On the supply side the ideas are similar. Ceteris Paribus, if the price of stuff is high then suppliers want to sell more of the stuff. If the price of stuff is low then suppliers don’t want to sell as much of the stuff. If the fuel price is really high then suppliers want to sell lots of their stock. If the fuel price is really low then suppliers don’t want to sell at all.

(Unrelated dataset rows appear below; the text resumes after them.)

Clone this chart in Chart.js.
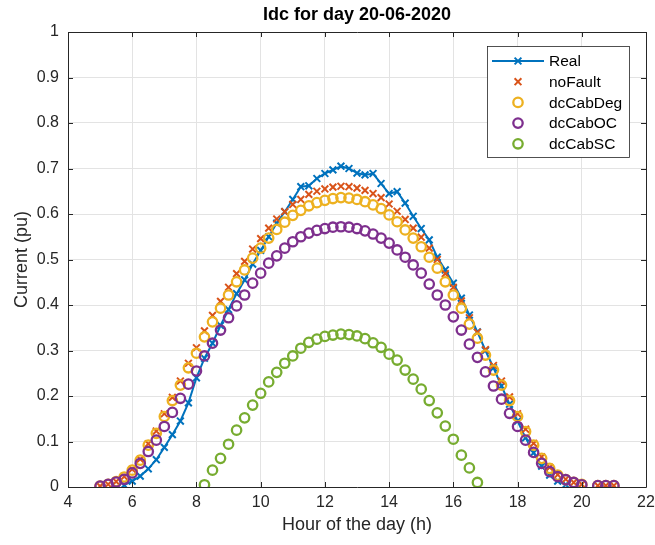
<!DOCTYPE html>
<html>
<head>
<meta charset="utf-8">
<script src="https://cdn.jsdelivr.net/npm/chart.js@4.4.0/dist/chart.umd.min.js"></script>
<style>
  html, body { margin: 0; padding: 0; background: #fff; }
  #wrap { width: 655px; height: 545px; }
</style>
</head>
<body>
<div id="wrap"><canvas id="chart" width="655" height="545"></canvas></div>
<script>
// hour of the day, 15 min steps
const hours = [
  5, 5.25, 5.5, 5.75, 6, 6.25, 6.5, 6.75, 7, 7.25, 7.5, 7.75,
  8, 8.25, 8.5, 8.75, 9, 9.25, 9.5, 9.75, 10, 10.25, 10.5, 10.75,
  11, 11.25, 11.5, 11.75, 12, 12.25, 12.5, 12.75, 13, 13.25, 13.5, 13.75,
  14, 14.25, 14.5, 14.75, 15, 15.25, 15.5, 15.75, 16, 16.25, 16.5, 16.75,
  17, 17.25, 17.5, 17.75, 18, 18.25, 18.5, 18.75, 19, 19.25, 19.5, 19.75,
  20, 20.25, 20.5, 20.75, 21
];

const real = [
  null, null, null, 0.004, 0.013, 0.024, 0.040, 0.060, 0.087, 0.115, 0.145, 0.185,
  0.240, 0.283, 0.316, 0.355, 0.390, 0.425, 0.455, 0.490, 0.520, 0.550, 0.580, 0.605,
  0.632, 0.660, 0.662, 0.678, 0.689, 0.697, 0.705, 0.700, 0.690, 0.686, 0.689, 0.667,
  0.645, 0.649, 0.624, 0.595, 0.568, 0.543, 0.505, 0.477, 0.448, 0.415, 0.378, 0.341,
  0.300, 0.262, 0.222, 0.182, 0.145, 0.108, 0.075, 0.046, 0.026, 0.013, 0.005, null,
  null, null, null, null, null
];

const noFault = [
  0.002, 0.006, 0.012, 0.023, 0.039, 0.061, 0.095, 0.123, 0.161, 0.197, 0.233, 0.272,
  0.306, 0.343, 0.377, 0.408, 0.439, 0.469, 0.496, 0.523, 0.546, 0.569, 0.589, 0.605,
  0.621, 0.632, 0.643, 0.650, 0.655, 0.659, 0.661, 0.660, 0.657, 0.652, 0.645, 0.636,
  0.622, 0.606, 0.588, 0.569, 0.549, 0.525, 0.500, 0.469, 0.439, 0.409, 0.372, 0.340,
  0.302, 0.267, 0.233, 0.198, 0.161, 0.127, 0.096, 0.066, 0.043, 0.027, 0.017, 0.010,
  0.006, null, 0.003, 0.003, 0.003
];

const dcCabDeg = [
  0.002, 0.006, 0.012, 0.022, 0.037, 0.059, 0.092, 0.118, 0.155, 0.190, 0.224, 0.262,
  0.294, 0.330, 0.363, 0.393, 0.422, 0.451, 0.477, 0.503, 0.525, 0.547, 0.566, 0.582,
  0.597, 0.608, 0.618, 0.625, 0.630, 0.634, 0.636, 0.635, 0.632, 0.627, 0.620, 0.612,
  0.598, 0.583, 0.565, 0.547, 0.528, 0.505, 0.481, 0.451, 0.422, 0.393, 0.358, 0.327,
  0.290, 0.257, 0.224, 0.190, 0.155, 0.122, 0.092, 0.063, 0.041, 0.026, 0.016, 0.010,
  0.006, null, 0.003, 0.003, 0.003
];

const dcCabOC = [
  0.002, 0.006, 0.011, 0.017, 0.031, 0.052, 0.078, 0.103, 0.133, 0.164, 0.195, 0.226,
  0.255, 0.288, 0.316, 0.345, 0.372, 0.398, 0.422, 0.448, 0.470, 0.492, 0.508, 0.525,
  0.539, 0.550, 0.558, 0.564, 0.568, 0.571, 0.572, 0.571, 0.568, 0.563, 0.556, 0.547,
  0.536, 0.521, 0.505, 0.488, 0.470, 0.446, 0.422, 0.400, 0.374, 0.345, 0.314, 0.285,
  0.253, 0.222, 0.193, 0.162, 0.133, 0.103, 0.076, 0.052, 0.034, 0.023, 0.016, 0.010,
  0.005, null, 0.003, 0.003, 0.003
];

const dcCabSC = [
  null, null, null, null, null, null, null, null, null, null, null, null,
  null, 0.005, 0.037, 0.063, 0.094, 0.125, 0.152, 0.180, 0.206, 0.231, 0.252, 0.272,
  0.288, 0.305, 0.318, 0.325, 0.331, 0.334, 0.336, 0.335, 0.332, 0.326, 0.317, 0.307,
  0.292, 0.279, 0.257, 0.237, 0.215, 0.190, 0.163, 0.134, 0.105, 0.070, 0.042, 0.010,
  null, null, null, null, null, null, null, null, null, null, null, null,
  null, null, null, null, null
];

const xTicks = [4, 6, 8, 10, 12, 14, 16, 18, 20, 22];
const yTicks = [0, 0.1, 0.2, 0.3, 0.4, 0.5, 0.6, 0.7, 0.8, 0.9, 1];

const titleText = 'Idc for day 20-06-2020';
const xLabel = 'Hour of the day (h)';
const yLabel = 'Current (pu)';

const INK = '#262626';
const GRID = '#e3e3e3';
const FONT = '"Liberation Sans", Arial, Helvetica, sans-serif';
const COLORS = {
  real: '#0072BD',
  noFault: '#D95319',
  deg: '#EDB120',
  oc: '#7E2F8E',
  sc: '#77AC30'
};

function toPoints(values) {
  return hours.map((h, i) => ({ x: h, y: values[i] }));
}

function markerSet(label, values, color, style, order) {
  return {
    label,
    data: toPoints(values),
    showLine: false,
    pointStyle: style,
    pointRadius: style === 'circle' ? 4.7 : 4.8,
    pointBorderWidth: style === 'circle' ? 2.3 : 2,
    pointBorderColor: color,
    pointBackgroundColor: 'rgba(0,0,0,0)',
    borderColor: color,
    backgroundColor: 'rgba(0,0,0,0)',
    order
  };
}

// axes box, inward ticks, title and legend in MATLAB style
const matlabLook = {
  id: 'matlabLook',
  afterDraw(chart) {
    const { ctx, chartArea: a, scales } = chart;
    ctx.save();

    ctx.strokeStyle = INK;
    ctx.lineWidth = 1;
    ctx.beginPath();
    ctx.rect(Math.round(a.left) + 0.5, Math.round(a.top) + 0.5,
             Math.round(a.right - a.left), Math.round(a.bottom - a.top));
    ctx.stroke();

    const tl = 5;
    ctx.beginPath();
    xTicks.forEach(v => {
      const px = Math.round(scales.x.getPixelForValue(v)) + 0.5;
      ctx.moveTo(px, a.bottom); ctx.lineTo(px, a.bottom - tl);
      ctx.moveTo(px, a.top); ctx.lineTo(px, a.top + tl);
    });
    yTicks.forEach(v => {
      const py = Math.round(scales.y.getPixelForValue(v)) + 0.5;
      ctx.moveTo(a.left, py); ctx.lineTo(a.left + tl, py);
      ctx.moveTo(a.right, py); ctx.lineTo(a.right - tl, py);
    });
    ctx.stroke();

    // title
    ctx.fillStyle = '#000';
    ctx.font = 'bold 18px ' + FONT;
    ctx.textAlign = 'center';
    ctx.textBaseline = 'middle';
    ctx.fillText(titleText, (a.left + a.right) / 2, 15);

    // legend, sized to its texts
    ctx.font = '15.5px ' + FONT;
    const textX = 549;
    const maxW = Math.max(...chart.data.datasets.map(d => ctx.measureText(d.label).width));
    const lx = 487.5, ly = 46.5, lh = 111;
    const lw = Math.round(textX + maxW + 7 - lx);
    ctx.fillStyle = '#fff';
    ctx.fillRect(lx, ly, lw, lh);
    ctx.strokeStyle = INK;
    ctx.lineWidth = 0.8;
    ctx.strokeRect(lx, ly, lw, lh);

    ctx.textAlign = 'left';
    ctx.fillStyle = '#000';
    const mx = 518;
    chart.data.datasets.forEach((ds, i) => {
      const y = 61 + i * 20.7;
      ctx.strokeStyle = ds.pointBorderColor;
      if (ds.showLine) {
        ctx.lineWidth = 2;
        ctx.beginPath();
        ctx.moveTo(492, y); ctx.lineTo(544, y);
        ctx.stroke();
      }
      ctx.lineWidth = ds.pointBorderWidth;
      ctx.beginPath();
      if (ds.pointStyle === 'circle') {
        ctx.arc(mx, y, ds.pointRadius, 0, Math.PI * 2);
      } else {
        const d = ds.pointRadius * 0.707;
        ctx.moveTo(mx - d, y - d); ctx.lineTo(mx + d, y + d);
        ctx.moveTo(mx - d, y + d); ctx.lineTo(mx + d, y - d);
      }
      ctx.stroke();
      ctx.fillText(ds.label, textX, y + 1);
    });

    ctx.restore();
  }
};

new Chart(document.getElementById('chart'), {
  type: 'scatter',
  data: {
    datasets: [
      {
        label: 'Real',
        data: toPoints(real),
        showLine: true,
        borderColor: COLORS.real,
        borderWidth: 2,
        tension: 0,
        pointStyle: 'crossRot',
        pointRadius: 4.8,
        pointBorderWidth: 2,
        pointBorderColor: COLORS.real,
        pointBackgroundColor: COLORS.real,
        backgroundColor: COLORS.real,
        order: 5
      },
      markerSet('noFault', noFault, COLORS.noFault, 'crossRot', 4),
      markerSet('dcCabDeg', dcCabDeg, COLORS.deg, 'circle', 3),
      markerSet('dcCabOC', dcCabOC, COLORS.oc, 'circle', 2),
      markerSet('dcCabSC', dcCabSC, COLORS.sc, 'circle', 1)
    ]
  },
  options: {
    responsive: false,
    animation: false,
    layout: { padding: { top: 32, right: 9, left: 0, bottom: 0 } },
    plugins: {
      legend: { display: false },
      tooltip: { enabled: false },
      title: { display: false }
    },
    scales: {
      x: {
        type: 'linear',
        min: 4,
        max: 22,
        afterBuildTicks: s => { s.ticks = xTicks.map(v => ({ value: v })); },
        afterFit: s => { s.height = 58; s.paddingLeft = 0; s.paddingRight = 0; },
        grid: { color: GRID, drawTicks: false },
        border: { display: false },
        ticks: { color: INK, font: { family: FONT, size: 16 }, padding: 6, maxRotation: 0 },
        title: {
          display: true,
          text: xLabel,
          color: INK,
          font: { family: FONT, size: 18 },
          padding: { top: 9, bottom: 9 }
        }
      },
      y: {
        type: 'linear',
        min: 0,
        max: 1,
        afterBuildTicks: s => { s.ticks = yTicks.map(v => ({ value: v })); },
        afterFit: s => { s.width = 68; s.paddingTop = 0; s.paddingBottom = 0; },
        grid: { color: GRID, drawTicks: false },
        border: { display: false },
        ticks: {
          color: INK,
          font: { family: FONT, size: 16 },
          padding: 9,
          callback: v => String(Number(v.toFixed(2)))
        },
        title: {
          display: true,
          text: yLabel,
          color: INK,
          font: { family: FONT, size: 18 },
          padding: { top: 11, bottom: 11 }
        }
      }
    }
  },
  plugins: [matlabLook]
});
</script>
</body>
</html>
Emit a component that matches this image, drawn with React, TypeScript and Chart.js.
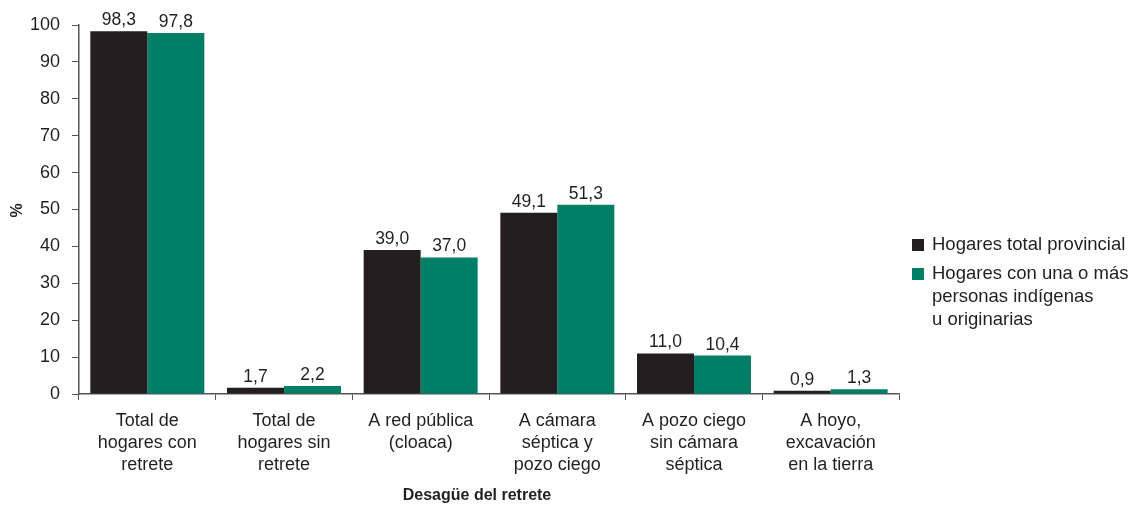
import React, { useEffect, useRef } from "react";
import { Chart, registerables } from "chart.js";

Chart.register(...registerables);

const categories: string[][] = [
  ["Total de", "hogares con", "retrete"],
  ["Total de", "hogares sin", "retrete"],
  ["A red pública", "(cloaca)"],
  ["A cámara", "séptica y", "pozo ciego"],
  ["A pozo ciego", "sin cámara", "séptica"],
  ["A hoyo,", "excavación", "en la tierra"],
];
const provincial: number[] = [98.3, 1.7, 39.0, 49.1, 11.0, 0.9];
const indigenas: number[] = [97.8, 2.2, 37.0, 51.3, 10.4, 1.3];
const seriesNames: string[][] = [
  ["Hogares total provincial"],
  ["Hogares con una o más", "personas indígenas", "u originarias"],
];
const yTitle = "%";
const xTitle = "Desagüe del retrete";

const FONT = "'Liberation Sans', Arial, Helvetica, sans-serif";
const TEXT = "#231f20";
const AXIS = "#555555";
const COLORS = ["#231f20", "#007f66"];

const fmt = (v: number) => v.toFixed(1).replace(".", ",");

const valueLabels = {
  id: "valueLabels",
  afterDatasetsDraw(chart: any) {
    const ctx = chart.ctx;
    ctx.save();
    ctx.font = `17.5px ${FONT}`;
    ctx.fillStyle = TEXT;
    ctx.textAlign = "center";
    ctx.textBaseline = "alphabetic";
    chart.data.datasets.forEach((ds: any, i: number) => {
      const meta = chart.getDatasetMeta(i);
      meta.data.forEach((bar: any, j: number) => {
        ctx.fillText(fmt(ds.data[j]), bar.x, bar.y - 6);
      });
    });
    ctx.restore();
  },
};

const extras = {
  id: "extras",
  afterDraw(chart: any) {
    const ctx = chart.ctx;
    const area = chart.chartArea;
    ctx.save();
    // legend
    const x0 = area.right + 13;
    const tops = [245, 274];
    ctx.font = `18.5px ${FONT}`;
    ctx.textBaseline = "middle";
    ctx.textAlign = "left";
    seriesNames.forEach((lines, i) => {
      ctx.fillStyle = COLORS[i];
      ctx.fillRect(x0, tops[i] - 6, 12, 12);
      ctx.fillStyle = TEXT;
      lines.forEach((ln, k) => {
        ctx.fillText(ln, x0 + 20, tops[i] + k * 23);
      });
    });
    // axis titles
    ctx.fillStyle = TEXT;
    ctx.font = `bold 16px ${FONT}`;
    ctx.textAlign = "center";
    ctx.textBaseline = "middle";
    ctx.fillText(xTitle, area.left + (area.right - area.left) / 2 - 12, 496);
    ctx.translate(18, (area.top + area.bottom) / 2 + 1);
    ctx.rotate(-Math.PI / 2);
    ctx.fillText(yTitle, 0, 0);
    ctx.restore();
  },
};

export default function App() {
  const ref = useRef<HTMLCanvasElement>(null);
  useEffect(() => {
    if (!ref.current) return;
    const chart = new Chart(ref.current, {
      type: "bar",
      data: {
        labels: categories,
        datasets: [
          {
            label: seriesNames[0].join(" "),
            data: provincial,
            backgroundColor: COLORS[0],
            categoryPercentage: 0.834,
            barPercentage: 1,
          },
          {
            label: seriesNames[1].join(" "),
            data: indigenas,
            backgroundColor: COLORS[1],
            categoryPercentage: 0.834,
            barPercentage: 1,
          },
        ],
      },
      options: {
        animation: false,
        responsive: false,
        maintainAspectRatio: false,
        layout: { padding: { top: 25, right: 243, left: 0, bottom: 0 } },
        plugins: {
          legend: { display: false },
          tooltip: { enabled: false },
        },
        scales: {
          x: {
            grid: {
              display: true,
              drawOnChartArea: false,
              drawTicks: true,
              tickLength: 6,
              offset: true,
              color: AXIS,
            },
            border: { display: true, color: AXIS, width: 1.5 },
            ticks: {
              color: TEXT,
              font: { family: FONT, size: 18, lineHeight: 1.23 },
              padding: 10,
              maxRotation: 0,
              autoSkip: false,
            },
            afterFit(scale: any) {
              scale.height = 113;
            },
          },
          y: {
            min: 0,
            max: 100,
            ticks: {
              stepSize: 10,
              color: TEXT,
              font: { family: FONT, size: 18 },
              padding: 12,
            },
            grid: {
              display: true,
              drawOnChartArea: false,
              drawTicks: true,
              tickLength: 7,
              color: AXIS,
            },
            border: { display: true, color: AXIS, width: 1.5 },
            afterFit(scale: any) {
              scale.width = 79;
            },
          },
        },
      },
      plugins: [valueLabels, extras],
    });
    return () => chart.destroy();
  }, []);
  return (
    <div style={{ position: "fixed", left: 0, top: 0, width: 1142, height: 507, background: "#fff" }}>
      <canvas ref={ref} width={1142} height={507} style={{ width: 1142, height: 507 }} />
    </div>
  );
}
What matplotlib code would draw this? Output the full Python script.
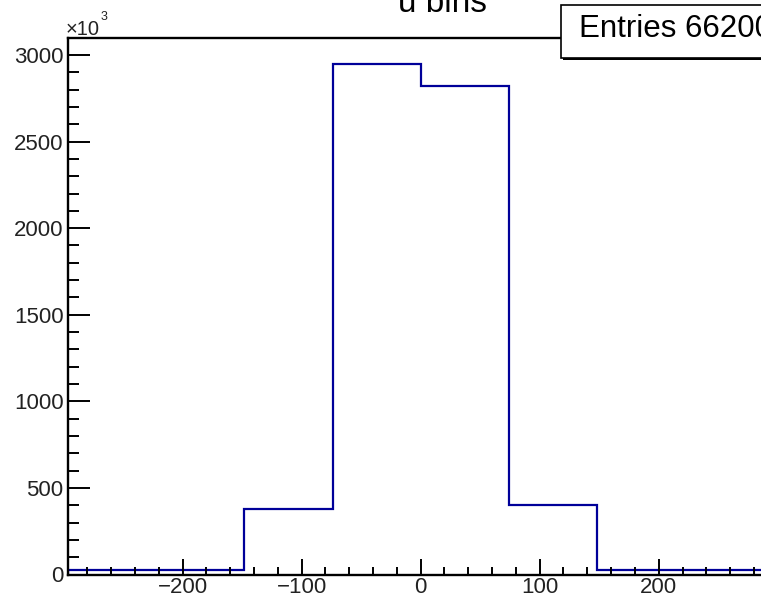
import matplotlib
matplotlib.use('Agg')
import matplotlib.pyplot as plt
from matplotlib.patches import Rectangle
from matplotlib.ticker import MultipleLocator

# ---- data (bin contents in units of 10^3) ----
bin_edges = [-296, -222, -148, -74, 0, 74, 148, 222, 296]
counts_k = [28, 28, 381, 2948, 2821, 404, 28, 28]
xticks = [-200, -100, 0, 100, 200]
yticks = [0, 500, 1000, 1500, 2000, 2500, 3000]
title = "u bins"
stats_label = "Entries 6620000"

plt.rcParams['font.family'] = ['Liberation Sans', 'DejaVu Sans']

W, H = 761, 599
fig = plt.figure(figsize=(W / 100, H / 100), dpi=100)
left_px, right_px, top_px, bot_px = 68.3, 773.0, 37.7, 574.5
ax = fig.add_axes([left_px / W, (H - bot_px) / H,
                   (right_px - left_px) / W, (bot_px - top_px) / H])

ax.stairs(counts_k, bin_edges, color='#000099', linewidth=1.6, baseline=0)
ax.set_xlim(-296, 296)
ax.set_ylim(0, 3100)

ax.set_xticks(xticks)
ax.set_yticks(yticks)
ax.xaxis.set_minor_locator(MultipleLocator(20))
ax.yaxis.set_minor_locator(MultipleLocator(100))

ax.tick_params(axis='x', which='major', direction='in', length=11.3, width=1.4,
               labelsize=16, pad=2.0, labelcolor='#222222')
ax.tick_params(axis='x', which='minor', direction='in', length=6.0, width=1.4)
ax.tick_params(axis='y', which='major', direction='in', length=15.6, width=1.4,
               labelsize=16, pad=3.5, labelcolor='#222222')
ax.tick_params(axis='y', which='minor', direction='in', length=7.7, width=1.4)

for s in ['left', 'bottom', 'top']:
    ax.spines[s].set_linewidth(1.7)
ax.spines['right'].set_visible(False)

# x10^3 multiplier label
fig.text(66 / W, (H - 35) / H, "\u00d710", fontsize=14.5, ha='left', va='baseline',
         color='#222222')
fig.text(100.5 / W, (H - 20.5) / H, "3", fontsize=9, ha='left', va='baseline',
         color='#222222')

# title (partly cut off at the top)
fig.text(442 / W, (H - 12) / H, title, fontsize=24, ha='center', va='baseline')

# stats box with shadow
shadow = Rectangle(((561 + 2) / W, (H - 58 - 2) / H), (800 - 561) / W, (58 - 5) / H,
                   transform=fig.transFigure, facecolor='black', edgecolor='black',
                   linewidth=0, zorder=9, clip_on=False)
box = Rectangle((561 / W, (H - 58) / H), (800 - 561) / W, (58 - 5) / H,
                transform=fig.transFigure, facecolor='white', edgecolor='black',
                linewidth=1.2, zorder=10, clip_on=False)
fig.add_artist(shadow)
fig.add_artist(box)
fig.text(579 / W, (H - 37) / H, stats_label, fontsize=22.5, ha='left', va='baseline',
         zorder=11)

fig.savefig('out.png', dpi=100)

Bringing the two together, the buyers and sellers eventually settle on a price that makes both sides happy. To see how this happens consider a scenario where for some reason the fuel price was N1 per liter. Of course all the buyers would rush to go fill up their tanks. Demand would be high. For suppliers though, N1 per liter doesn’t sound very attractive. Very few will want to sell. So you end up with high demand and low supply. A smart buyer figures it out and says; “OK sell me fuel at N2 per liter”. At N2 per liter a few buyers get less excited and want to buy a bit less than before. Demand is a bit lower than before. A few sellers get a little bit excited and want to sell just a bit more. A N3? A few more buyers lose interest, a few more sellers get excited. At N10, N20 N30… the smart buyer who wants to buy fuel that the suppliers don’t want to sell keeps bidding just a bit more. As prices go up demand falls, supply rises up until you get to the point where suppliers are willing to sell just as much fuel as people are willing to buy.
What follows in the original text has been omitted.